NICER / ISS Science Nugget
for March 10, 2022




Attentive to Accretion Echoes

In June 2021, the black-hole binary known as 4U 1543-47 went into outburst for the first time in 17 years, as reported in our weekly science summary for 6/24/21. Such outbursts represent months-long sustained accretion episodes -- the transfer of matter at high rates from a low-mass companion star onto a roughly 10 Solar-mass black hole -- and the 4U 1543 event represented the brightest black-hole outburst seen in over a decade. NICER tracked the evolution of the X-ray emission as the source brightened and faded through the typical succession of accretion "states" and returned to quiescence. Generically, different accretion states are characterized by their differing timing and spectral properties: the initial "hard" state shows substantial brightness variations on short timescales (seconds or less), while the eventual "soft" state brightness is stable as it very gradually declines; spectrally, soft states are dominated by thermal emission from the disk of accreting material outside the black hole's event horizon, while hard states are dominated by high-energy emission thought to arise in a "corona" of super-heated gas above the plane of the disk.
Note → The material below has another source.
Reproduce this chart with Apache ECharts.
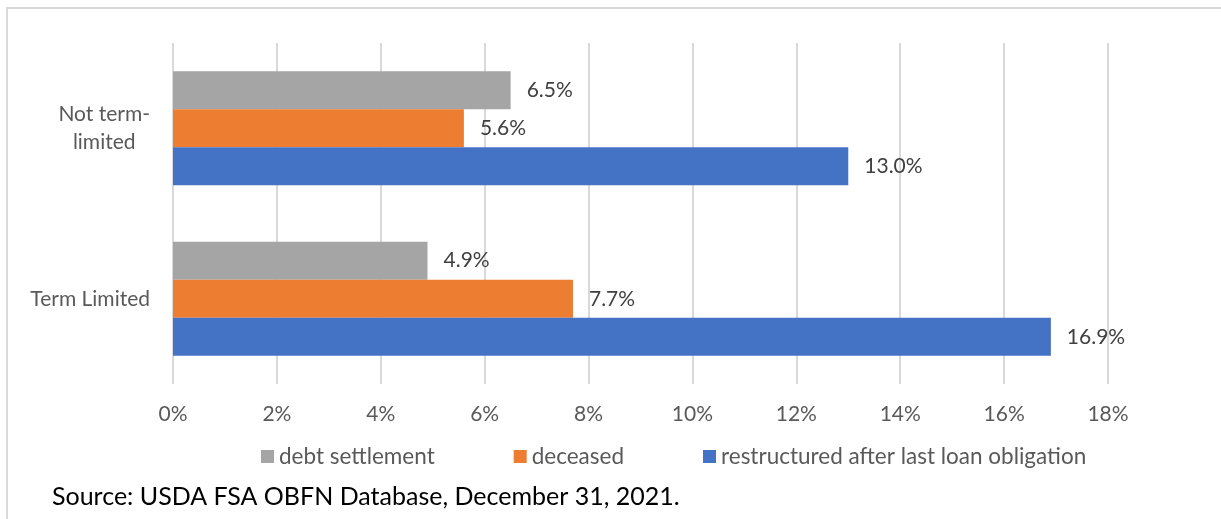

Recently, 4U 1543 brightened again in an apparent "re-flare" or "echo outburst," a phenomenon that appears to be more common than previously thought and poorly sampled with past missions; with its scheduling flexibility, NICER has proven to be a valuable asset for monitoring re-flares in several systems (see, e.g., the NICER weekly science summary for 11 June, 2020). The precise starting date of the current 4U 1543 re-flare -- which may be the first of several -- is unknown because the system was behind the Sun and inaccessible to most telescopes through the winter months. NICER resumed observations when 4U 1543 reemerged from Sun-avoidance in late February, and discovered that the system was again in the hard state, albeit nearly 200x dimmer than at the peak of the initial outburst 8 months earlier. NICER continues to track the re-flare evolution, with the expectation that 4U 1543 will be only the second binary known to show accretion state changes during re-flare episodes. An Astronomer's Telegram describing the early observations of this re-flare was published last week by MIT graduate student Jingyi Wang and collaborators.

NICER X-ray photon countrate for the black-hole binary 4U 1543-47 as a function of time, spanning approximately 5.6 days from Feb 23, 2022. Each point represents an average over a 16-second time bin, and significant hard-state variability is evident especially in the early observations.



Figure: NICER X-ray photon countrate for the black-hole binary 4U 1543-47 as a function of time, spanning approximately 5.6 days from Feb 23, 2022. Each point represents an average over a 16-second time bin, and significant hard-state variability is evident especially in the early observations.